## Direction
Quote all of the data exactly as given. Skip every picture it contains.

[begin Information supplied]

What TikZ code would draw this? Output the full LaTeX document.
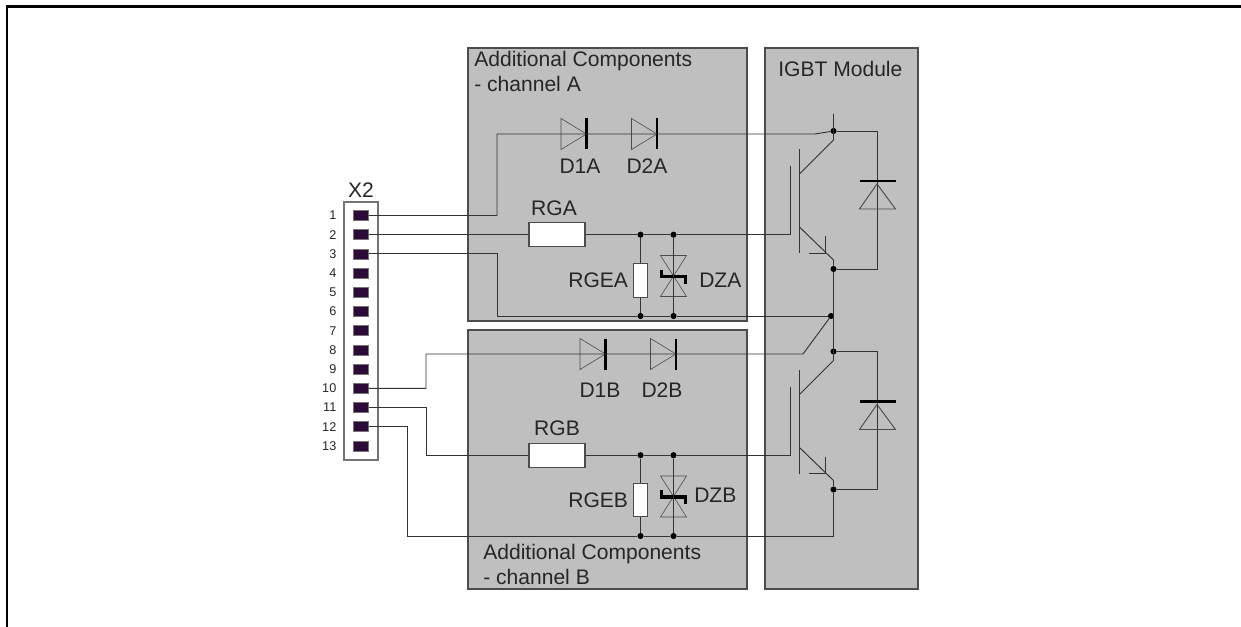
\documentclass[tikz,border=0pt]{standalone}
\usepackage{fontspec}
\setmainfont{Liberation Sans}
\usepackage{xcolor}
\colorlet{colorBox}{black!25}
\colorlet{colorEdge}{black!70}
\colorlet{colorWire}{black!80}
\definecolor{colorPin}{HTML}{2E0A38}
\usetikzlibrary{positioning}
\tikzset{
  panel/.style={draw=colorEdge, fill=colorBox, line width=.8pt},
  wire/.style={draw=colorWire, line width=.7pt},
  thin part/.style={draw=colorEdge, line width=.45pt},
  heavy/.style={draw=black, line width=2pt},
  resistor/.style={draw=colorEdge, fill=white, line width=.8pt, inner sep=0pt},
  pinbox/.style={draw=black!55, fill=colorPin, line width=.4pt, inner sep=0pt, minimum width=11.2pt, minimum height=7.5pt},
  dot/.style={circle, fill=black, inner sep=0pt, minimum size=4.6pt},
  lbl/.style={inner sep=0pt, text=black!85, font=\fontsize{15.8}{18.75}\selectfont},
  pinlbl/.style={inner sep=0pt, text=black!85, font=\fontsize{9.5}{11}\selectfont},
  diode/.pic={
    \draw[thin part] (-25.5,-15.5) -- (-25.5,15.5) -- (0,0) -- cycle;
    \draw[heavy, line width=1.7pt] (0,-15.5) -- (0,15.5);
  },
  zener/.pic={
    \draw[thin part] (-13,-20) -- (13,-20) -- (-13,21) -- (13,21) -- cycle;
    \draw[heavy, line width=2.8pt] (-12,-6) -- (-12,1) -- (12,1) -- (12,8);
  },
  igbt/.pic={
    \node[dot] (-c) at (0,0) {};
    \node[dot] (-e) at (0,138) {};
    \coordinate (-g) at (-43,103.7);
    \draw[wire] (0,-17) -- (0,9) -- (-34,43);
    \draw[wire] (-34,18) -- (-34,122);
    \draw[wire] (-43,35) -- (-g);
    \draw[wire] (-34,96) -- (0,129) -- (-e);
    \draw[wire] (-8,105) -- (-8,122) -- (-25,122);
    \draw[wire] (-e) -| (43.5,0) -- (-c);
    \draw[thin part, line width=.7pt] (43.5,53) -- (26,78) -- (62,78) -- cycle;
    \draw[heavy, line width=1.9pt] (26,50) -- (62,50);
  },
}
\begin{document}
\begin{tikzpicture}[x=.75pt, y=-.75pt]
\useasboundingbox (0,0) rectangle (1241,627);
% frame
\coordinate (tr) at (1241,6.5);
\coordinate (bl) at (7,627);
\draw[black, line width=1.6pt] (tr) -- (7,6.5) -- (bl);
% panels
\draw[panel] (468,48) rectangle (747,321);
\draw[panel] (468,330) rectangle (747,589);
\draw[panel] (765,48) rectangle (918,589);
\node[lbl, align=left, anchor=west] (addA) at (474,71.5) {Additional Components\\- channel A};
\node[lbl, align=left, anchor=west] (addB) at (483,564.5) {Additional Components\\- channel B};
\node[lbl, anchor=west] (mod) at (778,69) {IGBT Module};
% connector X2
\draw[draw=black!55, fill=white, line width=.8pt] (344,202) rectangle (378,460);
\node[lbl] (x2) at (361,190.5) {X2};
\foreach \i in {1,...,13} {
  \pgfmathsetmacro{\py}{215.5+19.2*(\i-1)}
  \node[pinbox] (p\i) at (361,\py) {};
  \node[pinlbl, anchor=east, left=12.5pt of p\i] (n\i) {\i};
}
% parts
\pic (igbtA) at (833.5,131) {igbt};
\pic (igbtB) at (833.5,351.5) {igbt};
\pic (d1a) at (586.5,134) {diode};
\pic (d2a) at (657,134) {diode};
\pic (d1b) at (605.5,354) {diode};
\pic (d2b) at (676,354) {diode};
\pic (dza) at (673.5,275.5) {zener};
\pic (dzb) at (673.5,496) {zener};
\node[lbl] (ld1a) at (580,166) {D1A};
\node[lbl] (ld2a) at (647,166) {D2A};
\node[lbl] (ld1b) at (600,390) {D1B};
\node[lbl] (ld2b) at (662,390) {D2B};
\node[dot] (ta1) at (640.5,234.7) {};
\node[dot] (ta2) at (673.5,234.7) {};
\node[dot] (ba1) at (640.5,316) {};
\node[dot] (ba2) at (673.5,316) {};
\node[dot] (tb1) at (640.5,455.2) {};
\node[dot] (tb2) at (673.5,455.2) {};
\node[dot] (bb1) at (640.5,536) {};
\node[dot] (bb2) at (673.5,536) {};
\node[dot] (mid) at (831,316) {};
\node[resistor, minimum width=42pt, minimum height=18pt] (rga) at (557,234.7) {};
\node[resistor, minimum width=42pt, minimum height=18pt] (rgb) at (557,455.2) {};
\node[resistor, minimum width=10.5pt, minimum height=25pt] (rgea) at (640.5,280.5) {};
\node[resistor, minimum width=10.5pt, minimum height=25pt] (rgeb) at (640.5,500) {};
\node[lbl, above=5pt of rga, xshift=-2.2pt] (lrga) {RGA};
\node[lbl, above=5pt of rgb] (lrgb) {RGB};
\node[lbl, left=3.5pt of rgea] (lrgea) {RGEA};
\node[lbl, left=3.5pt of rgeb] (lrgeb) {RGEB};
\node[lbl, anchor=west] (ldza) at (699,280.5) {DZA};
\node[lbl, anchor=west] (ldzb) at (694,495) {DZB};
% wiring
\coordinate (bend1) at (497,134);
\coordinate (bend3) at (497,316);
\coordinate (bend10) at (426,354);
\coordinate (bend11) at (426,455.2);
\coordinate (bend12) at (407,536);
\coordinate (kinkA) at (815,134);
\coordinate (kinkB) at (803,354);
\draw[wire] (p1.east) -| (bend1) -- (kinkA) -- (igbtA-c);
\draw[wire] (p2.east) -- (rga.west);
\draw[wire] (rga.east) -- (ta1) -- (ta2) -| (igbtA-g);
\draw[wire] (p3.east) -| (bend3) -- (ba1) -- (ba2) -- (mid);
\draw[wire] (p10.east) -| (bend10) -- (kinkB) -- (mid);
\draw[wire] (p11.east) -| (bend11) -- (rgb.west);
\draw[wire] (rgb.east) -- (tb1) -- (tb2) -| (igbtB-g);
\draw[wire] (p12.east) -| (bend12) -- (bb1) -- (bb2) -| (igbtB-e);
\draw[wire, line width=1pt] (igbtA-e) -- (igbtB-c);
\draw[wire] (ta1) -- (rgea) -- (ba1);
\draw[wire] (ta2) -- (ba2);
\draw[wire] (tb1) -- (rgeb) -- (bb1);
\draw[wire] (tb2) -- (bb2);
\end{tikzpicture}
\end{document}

[end Information supplied]

## Answer to the task
What TikZ code would draw this? Output the full LaTeX document.
\documentclass[tikz,border=0pt]{standalone}
\usepackage{fontspec}
\setmainfont{Liberation Sans}
\usepackage{xcolor}
\colorlet{colorBox}{black!25}
\colorlet{colorEdge}{black!70}
\colorlet{colorWire}{black!80}
\definecolor{colorPin}{HTML}{2E0A38}
\usetikzlibrary{positioning}
\tikzset{
  panel/.style={draw=colorEdge, fill=colorBox, line width=.8pt},
  wire/.style={draw=colorWire, line width=.7pt},
  thin part/.style={draw=colorEdge, line width=.45pt},
  heavy/.style={draw=black, line width=2pt},
  resistor/.style={draw=colorEdge, fill=white, line width=.8pt, inner sep=0pt},
  pinbox/.style={draw=black!55, fill=colorPin, line width=.4pt, inner sep=0pt, minimum width=11.2pt, minimum height=7.5pt},
  dot/.style={circle, fill=black, inner sep=0pt, minimum size=4.6pt},
  lbl/.style={inner sep=0pt, text=black!85, font=\fontsize{15.8}{18.75}\selectfont},
  pinlbl/.style={inner sep=0pt, text=black!85, font=\fontsize{9.5}{11}\selectfont},
  diode/.pic={
    \draw[thin part] (-25.5,-15.5) -- (-25.5,15.5) -- (0,0) -- cycle;
    \draw[heavy, line width=1.7pt] (0,-15.5) -- (0,15.5);
  },
  zener/.pic={
    \draw[thin part] (-13,-20) -- (13,-20) -- (-13,21) -- (13,21) -- cycle;
    \draw[heavy, line width=2.8pt] (-12,-6) -- (-12,1) -- (12,1) -- (12,8);
  },
  igbt/.pic={
    \node[dot] (-c) at (0,0) {};
    \node[dot] (-e) at (0,138) {};
    \coordinate (-g) at (-43,103.7);
    \draw[wire] (0,-17) -- (0,9) -- (-34,43);
    \draw[wire] (-34,18) -- (-34,122);
    \draw[wire] (-43,35) -- (-g);
    \draw[wire] (-34,96) -- (0,129) -- (-e);
    \draw[wire] (-8,105) -- (-8,122) -- (-25,122);
    \draw[wire] (-e) -| (43.5,0) -- (-c);
    \draw[thin part, line width=.7pt] (43.5,53) -- (26,78) -- (62,78) -- cycle;
    \draw[heavy, line width=1.9pt] (26,50) -- (62,50);
  },
}
\begin{document}
\begin{tikzpicture}[x=.75pt, y=-.75pt]
\useasboundingbox (0,0) rectangle (1241,627);
% frame
\coordinate (tr) at (1241,6.5);
\coordinate (bl) at (7,627);
\draw[black, line width=1.6pt] (tr) -- (7,6.5) -- (bl);
% panels
\draw[panel] (468,48) rectangle (747,321);
\draw[panel] (468,330) rectangle (747,589);
\draw[panel] (765,48) rectangle (918,589);
\node[lbl, align=left, anchor=west] (addA) at (474,71.5) {Additional Components\\- channel A};
\node[lbl, align=left, anchor=west] (addB) at (483,564.5) {Additional Components\\- channel B};
\node[lbl, anchor=west] (mod) at (778,69) {IGBT Module};
% connector X2
\draw[draw=black!55, fill=white, line width=.8pt] (344,202) rectangle (378,460);
\node[lbl] (x2) at (361,190.5) {X2};
\foreach \i in {1,...,13} {
  \pgfmathsetmacro{\py}{215.5+19.2*(\i-1)}
  \node[pinbox] (p\i) at (361,\py) {};
  \node[pinlbl, anchor=east, left=12.5pt of p\i] (n\i) {\i};
}
% parts
\pic (igbtA) at (833.5,131) {igbt};
\pic (igbtB) at (833.5,351.5) {igbt};
\pic (d1a) at (586.5,134) {diode};
\pic (d2a) at (657,134) {diode};
\pic (d1b) at (605.5,354) {diode};
\pic (d2b) at (676,354) {diode};
\pic (dza) at (673.5,275.5) {zener};
\pic (dzb) at (673.5,496) {zener};
\node[lbl] (ld1a) at (580,166) {D1A};
\node[lbl] (ld2a) at (647,166) {D2A};
\node[lbl] (ld1b) at (600,390) {D1B};
\node[lbl] (ld2b) at (662,390) {D2B};
\node[dot] (ta1) at (640.5,234.7) {};
\node[dot] (ta2) at (673.5,234.7) {};
\node[dot] (ba1) at (640.5,316) {};
\node[dot] (ba2) at (673.5,316) {};
\node[dot] (tb1) at (640.5,455.2) {};
\node[dot] (tb2) at (673.5,455.2) {};
\node[dot] (bb1) at (640.5,536) {};
\node[dot] (bb2) at (673.5,536) {};
\node[dot] (mid) at (831,316) {};
\node[resistor, minimum width=42pt, minimum height=18pt] (rga) at (557,234.7) {};
\node[resistor, minimum width=42pt, minimum height=18pt] (rgb) at (557,455.2) {};
\node[resistor, minimum width=10.5pt, minimum height=25pt] (rgea) at (640.5,280.5) {};
\node[resistor, minimum width=10.5pt, minimum height=25pt] (rgeb) at (640.5,500) {};
\node[lbl, above=5pt of rga, xshift=-2.2pt] (lrga) {RGA};
\node[lbl, above=5pt of rgb] (lrgb) {RGB};
\node[lbl, left=3.5pt of rgea] (lrgea) {RGEA};
\node[lbl, left=3.5pt of rgeb] (lrgeb) {RGEB};
\node[lbl, anchor=west] (ldza) at (699,280.5) {DZA};
\node[lbl, anchor=west] (ldzb) at (694,495) {DZB};
% wiring
\coordinate (bend1) at (497,134);
\coordinate (bend3) at (497,316);
\coordinate (bend10) at (426,354);
\coordinate (bend11) at (426,455.2);
\coordinate (bend12) at (407,536);
\coordinate (kinkA) at (815,134);
\coordinate (kinkB) at (803,354);
\draw[wire] (p1.east) -| (bend1) -- (kinkA) -- (igbtA-c);
\draw[wire] (p2.east) -- (rga.west);
\draw[wire] (rga.east) -- (ta1) -- (ta2) -| (igbtA-g);
\draw[wire] (p3.east) -| (bend3) -- (ba1) -- (ba2) -- (mid);
\draw[wire] (p10.east) -| (bend10) -- (kinkB) -- (mid);
\draw[wire] (p11.east) -| (bend11) -- (rgb.west);
\draw[wire] (rgb.east) -- (tb1) -- (tb2) -| (igbtB-g);
\draw[wire] (p12.east) -| (bend12) -- (bb1) -- (bb2) -| (igbtB-e);
\draw[wire, line width=1pt] (igbtA-e) -- (igbtB-c);
\draw[wire] (ta1) -- (rgea) -- (ba1);
\draw[wire] (ta2) -- (ba2);
\draw[wire] (tb1) -- (rgeb) -- (bb1);
\draw[wire] (tb2) -- (bb2);
\end{tikzpicture}
\end{document}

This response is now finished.